* **Information shown**
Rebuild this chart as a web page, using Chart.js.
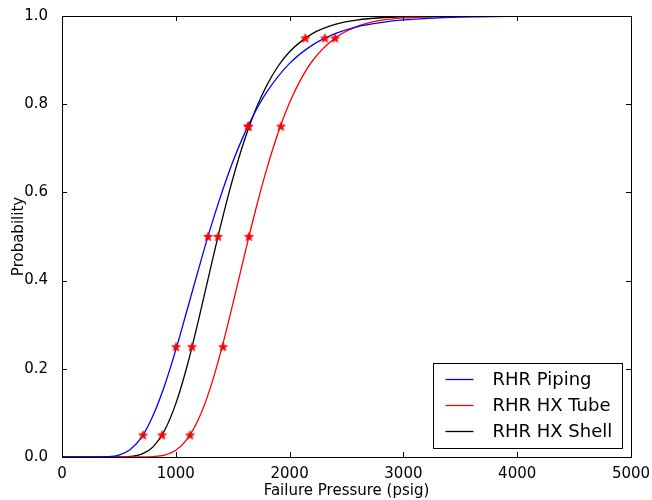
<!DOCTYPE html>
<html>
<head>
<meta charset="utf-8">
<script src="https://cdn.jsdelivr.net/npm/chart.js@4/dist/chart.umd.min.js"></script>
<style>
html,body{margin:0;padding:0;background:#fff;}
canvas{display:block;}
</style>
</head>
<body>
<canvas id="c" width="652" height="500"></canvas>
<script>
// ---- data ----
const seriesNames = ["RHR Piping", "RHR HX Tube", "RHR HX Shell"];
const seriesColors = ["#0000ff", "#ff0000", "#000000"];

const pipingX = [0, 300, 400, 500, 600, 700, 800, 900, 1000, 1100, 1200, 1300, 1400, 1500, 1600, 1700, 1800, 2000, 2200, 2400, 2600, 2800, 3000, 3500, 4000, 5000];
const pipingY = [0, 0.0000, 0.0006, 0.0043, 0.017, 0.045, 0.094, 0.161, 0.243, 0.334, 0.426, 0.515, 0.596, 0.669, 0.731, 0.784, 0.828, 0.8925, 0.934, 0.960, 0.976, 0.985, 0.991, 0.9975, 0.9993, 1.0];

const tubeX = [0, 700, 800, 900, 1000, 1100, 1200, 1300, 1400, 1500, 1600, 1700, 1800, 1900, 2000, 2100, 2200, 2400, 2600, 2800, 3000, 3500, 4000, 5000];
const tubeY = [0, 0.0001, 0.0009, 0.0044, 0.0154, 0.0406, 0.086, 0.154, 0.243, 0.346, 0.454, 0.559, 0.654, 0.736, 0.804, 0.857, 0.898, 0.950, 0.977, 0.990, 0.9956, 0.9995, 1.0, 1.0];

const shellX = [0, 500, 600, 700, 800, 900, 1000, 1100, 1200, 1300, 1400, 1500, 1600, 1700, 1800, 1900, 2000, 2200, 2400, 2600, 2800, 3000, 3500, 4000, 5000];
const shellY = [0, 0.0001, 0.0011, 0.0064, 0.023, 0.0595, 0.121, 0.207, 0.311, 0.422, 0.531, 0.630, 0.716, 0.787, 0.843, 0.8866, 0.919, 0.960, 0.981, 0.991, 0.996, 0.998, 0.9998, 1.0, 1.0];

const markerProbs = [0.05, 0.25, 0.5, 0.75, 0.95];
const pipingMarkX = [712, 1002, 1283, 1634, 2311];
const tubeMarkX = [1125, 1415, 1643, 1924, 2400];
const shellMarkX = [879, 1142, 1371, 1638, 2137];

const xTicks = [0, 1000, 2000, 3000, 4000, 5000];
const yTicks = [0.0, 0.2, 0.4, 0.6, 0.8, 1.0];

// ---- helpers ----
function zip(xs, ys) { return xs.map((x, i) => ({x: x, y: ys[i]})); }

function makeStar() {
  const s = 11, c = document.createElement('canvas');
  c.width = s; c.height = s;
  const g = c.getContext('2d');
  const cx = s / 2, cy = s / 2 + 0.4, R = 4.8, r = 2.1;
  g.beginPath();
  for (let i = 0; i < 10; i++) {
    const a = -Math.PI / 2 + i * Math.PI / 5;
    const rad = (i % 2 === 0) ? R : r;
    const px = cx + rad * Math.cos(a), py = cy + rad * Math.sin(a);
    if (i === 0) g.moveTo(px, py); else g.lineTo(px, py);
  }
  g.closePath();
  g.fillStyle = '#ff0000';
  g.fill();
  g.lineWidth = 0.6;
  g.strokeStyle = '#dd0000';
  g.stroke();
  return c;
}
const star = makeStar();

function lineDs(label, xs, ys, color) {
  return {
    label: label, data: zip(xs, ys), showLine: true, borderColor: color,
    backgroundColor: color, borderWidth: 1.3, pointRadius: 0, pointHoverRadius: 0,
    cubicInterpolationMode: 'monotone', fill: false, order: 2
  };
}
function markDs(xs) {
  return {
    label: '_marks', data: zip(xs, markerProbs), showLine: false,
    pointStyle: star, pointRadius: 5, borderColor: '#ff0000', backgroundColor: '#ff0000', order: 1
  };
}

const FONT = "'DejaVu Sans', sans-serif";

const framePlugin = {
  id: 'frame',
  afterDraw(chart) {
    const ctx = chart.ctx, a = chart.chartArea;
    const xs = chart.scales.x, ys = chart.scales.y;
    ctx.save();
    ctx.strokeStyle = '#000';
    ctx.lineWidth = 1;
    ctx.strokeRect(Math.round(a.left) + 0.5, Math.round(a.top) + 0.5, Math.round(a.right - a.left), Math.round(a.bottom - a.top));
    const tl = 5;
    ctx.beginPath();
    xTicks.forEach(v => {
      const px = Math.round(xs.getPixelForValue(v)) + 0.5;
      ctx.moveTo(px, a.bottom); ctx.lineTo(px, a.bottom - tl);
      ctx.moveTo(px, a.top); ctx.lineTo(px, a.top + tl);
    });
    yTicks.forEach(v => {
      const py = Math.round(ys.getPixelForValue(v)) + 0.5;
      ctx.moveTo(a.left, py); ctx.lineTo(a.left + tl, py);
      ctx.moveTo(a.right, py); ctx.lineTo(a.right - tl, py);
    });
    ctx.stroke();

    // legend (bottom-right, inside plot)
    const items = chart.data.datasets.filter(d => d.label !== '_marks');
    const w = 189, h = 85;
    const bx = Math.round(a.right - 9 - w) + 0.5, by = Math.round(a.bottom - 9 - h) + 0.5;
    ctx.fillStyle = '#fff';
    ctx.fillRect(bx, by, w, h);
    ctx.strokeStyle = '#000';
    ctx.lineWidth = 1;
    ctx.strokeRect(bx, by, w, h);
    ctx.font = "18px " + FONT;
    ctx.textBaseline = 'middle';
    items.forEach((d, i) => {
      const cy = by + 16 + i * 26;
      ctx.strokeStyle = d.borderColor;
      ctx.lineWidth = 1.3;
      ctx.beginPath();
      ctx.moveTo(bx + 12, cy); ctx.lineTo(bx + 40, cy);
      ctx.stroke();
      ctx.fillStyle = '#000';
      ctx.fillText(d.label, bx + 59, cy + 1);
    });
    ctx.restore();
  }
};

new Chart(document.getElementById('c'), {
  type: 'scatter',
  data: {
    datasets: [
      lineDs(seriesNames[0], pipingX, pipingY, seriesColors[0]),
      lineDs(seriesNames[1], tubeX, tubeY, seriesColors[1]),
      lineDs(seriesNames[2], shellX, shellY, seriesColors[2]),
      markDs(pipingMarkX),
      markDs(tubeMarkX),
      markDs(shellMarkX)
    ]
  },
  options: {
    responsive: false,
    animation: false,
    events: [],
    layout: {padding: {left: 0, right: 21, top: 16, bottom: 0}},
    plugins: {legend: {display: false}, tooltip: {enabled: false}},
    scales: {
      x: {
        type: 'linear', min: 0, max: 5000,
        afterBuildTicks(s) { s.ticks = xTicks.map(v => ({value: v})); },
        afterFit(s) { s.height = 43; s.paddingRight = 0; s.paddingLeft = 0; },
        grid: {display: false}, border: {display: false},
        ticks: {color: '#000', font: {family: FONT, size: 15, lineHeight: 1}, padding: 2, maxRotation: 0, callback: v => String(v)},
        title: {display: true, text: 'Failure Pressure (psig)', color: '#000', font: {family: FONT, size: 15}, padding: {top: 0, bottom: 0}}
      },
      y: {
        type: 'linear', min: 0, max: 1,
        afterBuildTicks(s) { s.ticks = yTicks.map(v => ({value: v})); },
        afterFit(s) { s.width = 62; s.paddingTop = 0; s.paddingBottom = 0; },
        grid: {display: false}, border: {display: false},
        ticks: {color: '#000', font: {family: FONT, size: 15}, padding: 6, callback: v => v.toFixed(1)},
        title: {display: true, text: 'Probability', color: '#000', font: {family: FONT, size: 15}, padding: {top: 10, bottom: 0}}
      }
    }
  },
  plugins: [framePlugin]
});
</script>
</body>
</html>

* **Requirements**
Transcribe exactly, with no pictures, the lines running from the first line of the material through the line holding "0.9995, 1.0, 1.0];".

* **Solution for this exercise**
Rebuild this chart as a web page, using Chart.js.
<!DOCTYPE html>
<html>
<head>
<meta charset="utf-8">
<script src="https://cdn.jsdelivr.net/npm/chart.js@4/dist/chart.umd.min.js"></script>
<style>
html,body{margin:0;padding:0;background:#fff;}
canvas{display:block;}
</style>
</head>
<body>
<canvas id="c" width="652" height="500"></canvas>
<script>
// ---- data ----
const seriesNames = ["RHR Piping", "RHR HX Tube", "RHR HX Shell"];
const seriesColors = ["#0000ff", "#ff0000", "#000000"];

const pipingX = [0, 300, 400, 500, 600, 700, 800, 900, 1000, 1100, 1200, 1300, 1400, 1500, 1600, 1700, 1800, 2000, 2200, 2400, 2600, 2800, 3000, 3500, 4000, 5000];
const pipingY = [0, 0.0000, 0.0006, 0.0043, 0.017, 0.045, 0.094, 0.161, 0.243, 0.334, 0.426, 0.515, 0.596, 0.669, 0.731, 0.784, 0.828, 0.8925, 0.934, 0.960, 0.976, 0.985, 0.991, 0.9975, 0.9993, 1.0];

const tubeX = [0, 700, 800, 900, 1000, 1100, 1200, 1300, 1400, 1500, 1600, 1700, 1800, 1900, 2000, 2100, 2200, 2400, 2600, 2800, 3000, 3500, 4000, 5000];
const tubeY = [0, 0.0001, 0.0009, 0.0044, 0.0154, 0.0406, 0.086, 0.154, 0.243, 0.346, 0.454, 0.559, 0.654, 0.736, 0.804, 0.857, 0.898, 0.950, 0.977, 0.990, 0.9956, 0.9995, 1.0, 1.0];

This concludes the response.